Several popular bind runes, or Galdrastafir, include:
Vegvísir is a stave to guide people through rough weather or used as instruction to guide the way. Vegvísir in Icelandic means 'sign post'. This magical stave is intended to help the bearer find their way through rough weather, as attested in the Huld Manuscript, collected by Geir Vigfusson in 1880, consisting of material of earlier origin. (Nearly all ancient/pagan manuscripts were collected in Iceland throughout the centuries). A leaf of the manuscript provides an image of the vegvísir, gives its name, and, in prose, declares that "if this sign is carried, one will never lose one's way in storms or bad weather, even when the way is not known"
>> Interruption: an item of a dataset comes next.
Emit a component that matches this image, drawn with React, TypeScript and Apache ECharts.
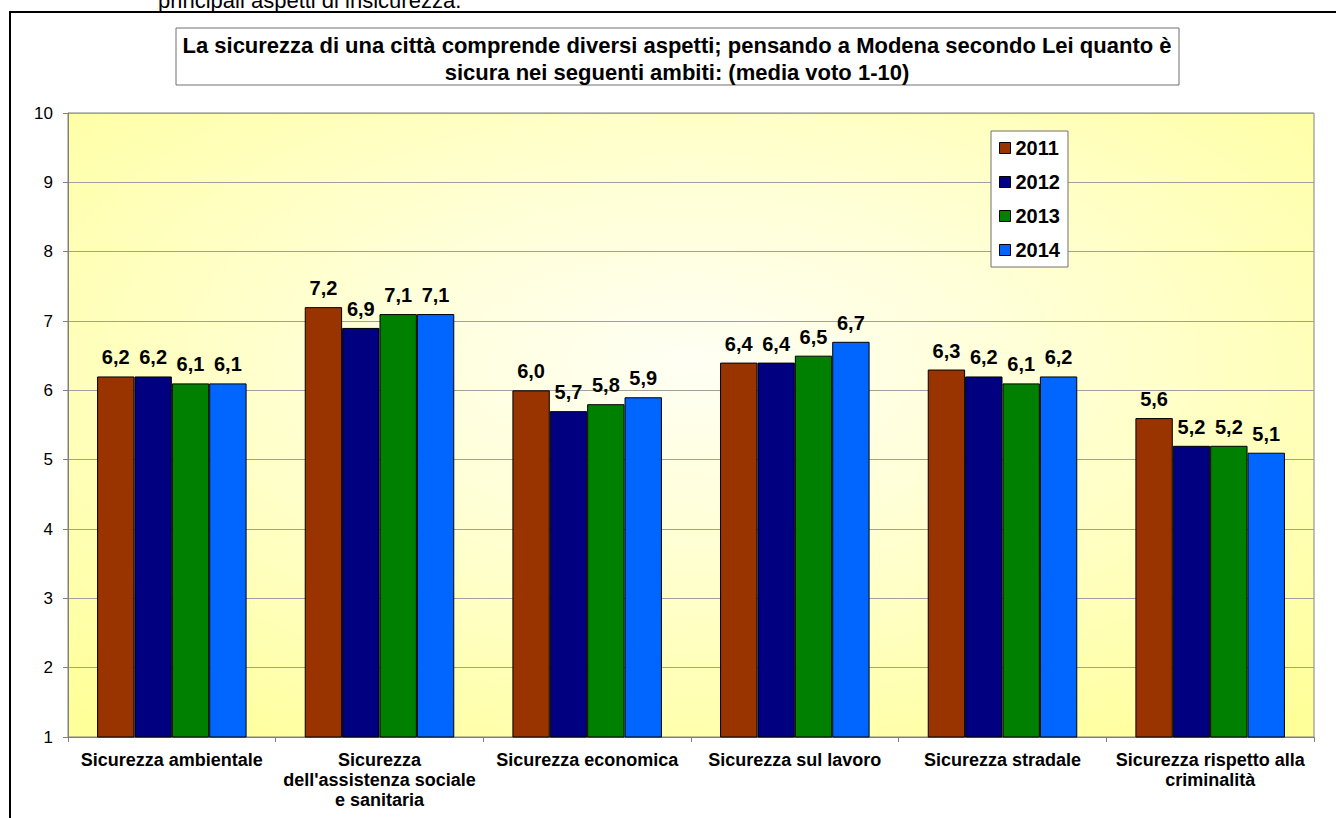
import React, { useEffect, useRef } from "react";
import * as echarts from "echarts";

const categories = [
  "Sicurezza ambientale",
  "Sicurezza\ndell'assistenza sociale\ne sanitaria",
  "Sicurezza economica",
  "Sicurezza sul lavoro",
  "Sicurezza stradale",
  "Sicurezza rispetto alla\ncriminalità",
];
const years = ["2011", "2012", "2013", "2014"];
const values2011 = [6.2, 7.2, 6.0, 6.4, 6.3, 5.6];
const values2012 = [6.2, 6.9, 5.7, 6.4, 6.2, 5.2];
const values2013 = [6.1, 7.1, 5.8, 6.5, 6.1, 5.2];
const values2014 = [6.1, 7.1, 5.9, 6.7, 6.2, 5.1];
const colors = ["#993300", "#000080", "#008000", "#0066FF"];
const titleLines = [
  "La sicurezza di una città comprende diversi aspetti; pensando a Modena secondo Lei quanto è",
  "sicura nei seguenti ambiti: (media voto 1-10)",
];
const topText = "principali aspetti di insicurezza.";

const FONT = "Arial, 'Liberation Sans', sans-serif";

export default function App() {
  const ref = useRef<HTMLDivElement>(null);
  useEffect(() => {
    if (!ref.current) return;
    const chart = echarts.init(ref.current, null, { renderer: "svg" });
    const seriesValues = [values2011, values2012, values2013, values2014];
    chart.setOption({
      animation: false,
      backgroundColor: "#ffffff",
      textStyle: { fontFamily: FONT },
      graphic: [
        {
          type: "text",
          left: 158,
          top: -11,
          style: { text: topText, font: `22px ${FONT}`, fill: "#000" },
        },
        {
          type: "rect",
          shape: { x: 10, y: 12, width: 1340, height: 820 },
          style: { fill: "none", stroke: "#000", lineWidth: 2 },
          z: 10,
        },
        {
          type: "rect",
          shape: { x: 176, y: 28, width: 1003, height: 57 },
          style: { fill: "#fff", stroke: "#707070", lineWidth: 1 },
          z: 10,
        },
        {
          type: "text",
          x: 677,
          y: 45,
          z: 11,
          style: {
            text: titleLines[0],
            font: `bold 22px ${FONT}`,
            fill: "#000",
            align: "center",
            verticalAlign: "middle",
          },
        },
        {
          type: "text",
          x: 677,
          y: 72,
          z: 11,
          style: {
            text: titleLines[1],
            font: `bold 22px ${FONT}`,
            fill: "#000",
            align: "center",
            verticalAlign: "middle",
          },
        },
      ],
      legend: {
        data: years,
        orient: "vertical",
        left: 991,
        top: 131,
        backgroundColor: "#fff",
        borderColor: "#707070",
        borderWidth: 1,
        padding: [7, 8, 7, 8],
        itemWidth: 11,
        itemHeight: 11,
        itemGap: 14,
        itemTextGap: 5,
        icon: "rect",
        itemStyle: { borderColor: "#000", borderWidth: 1 },
        textStyle: { fontSize: 20, fontWeight: "bold", color: "#000", lineHeight: 20, fontFamily: FONT },
      },
      grid: {
        left: 68,
        right: 22,
        top: 113,
        bottom: 81,
        show: true,
        borderColor: "#808080",
        borderWidth: 1,
        backgroundColor: {
          type: "radial",
          x: 0.5,
          y: 0.4,
          r: 0.75,
          colorStops: [
            { offset: 0, color: "#FFFFF4" },
            { offset: 0.35, color: "#FFFFD8" },
            { offset: 1, color: "#FFFF99" },
          ],
        },
      },
      xAxis: {
        type: "category",
        data: categories,
        axisLine: { lineStyle: { color: "#808080", width: 1 } },
        axisTick: { show: true, alignWithLabel: false, length: 5, lineStyle: { color: "#808080" } },
        axisLabel: {
          interval: 0,
          margin: 13,
          color: "#000",
          fontSize: 18,
          fontWeight: "bold",
          lineHeight: 20,
          fontFamily: FONT,
        },
      },
      yAxis: {
        type: "value",
        min: 1,
        max: 10,
        interval: 1,
        axisLine: { show: true, lineStyle: { color: "#808080" } },
        axisTick: { show: true, length: 5, lineStyle: { color: "#808080" } },
        axisLabel: { color: "#000", fontSize: 17, margin: 15, fontFamily: FONT },
        splitLine: { show: true, lineStyle: { color: "#A0A0A0", width: 1 } },
      },
      series: years.map((y, i) => ({
        name: y,
        type: "bar",
        data: seriesValues[i],
        barGap: "0%",
        barCategoryGap: "28%",
        itemStyle: { color: colors[i], borderColor: "#000", borderWidth: 1 },
        label: {
          show: true,
          position: "top",
          distance: 9,
          color: "#000",
          fontSize: 20,
          fontWeight: "bold",
          fontFamily: FONT,
          formatter: (p: any) => Number(p.value).toFixed(1).replace(".", ","),
        },
      })),
    });
    return () => chart.dispose();
  }, []);
  return (
    <div
      ref={ref}
      style={{ position: "fixed", left: 0, top: 0, width: 1336, height: 818 }}
    />
  );
}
Ægishjálmur, the ‘Helm of awe’ used to induce fear and to protect against abuse of power. Ægir is an Old Norse word meaning "terror" and the name of a destructive Jötunn associated with the sea; ægis is the genitive case of ægir (and has no direct relation to Greek aigis). In Norse mythology, the dragon Fafnir bears on his forehead the ægishjálmr "Ægir's helmet" or "Helm of terror/protection".
Bind runes were also used in Viking combat and in glima competition. Gapaldur and Ginfaxi staves were kept in shoes. Gapaldur under the heel of the right foot and ginfaxi under the toes of the left foot.
Viking poetry reads: "Let no man carve runes to cast a spell, save first he learns to read them well". Many from the Viking upper classes could read and write runes, but most Vikings called in a specialist when dealing with the spiritual properties of rune symbols. These experts were called Rúnemester, rune masters, and were specially trained to bring runes into play for divination and spirituality.
One common rune-casting technique was carving runes on pieces of bark then flinging the pieces on the ground. Picking three at random, the symbols inscribed on the bark would give the answer to specific questions.
Another method of divination is using painted runes on flat pebbles, inscribed and painted runes on pebbles, and inscribed runes on pebbles. These rune pebbles are placed in a leather bag and shaken then cast onto a solid surface. Runes that land face up are used for divination.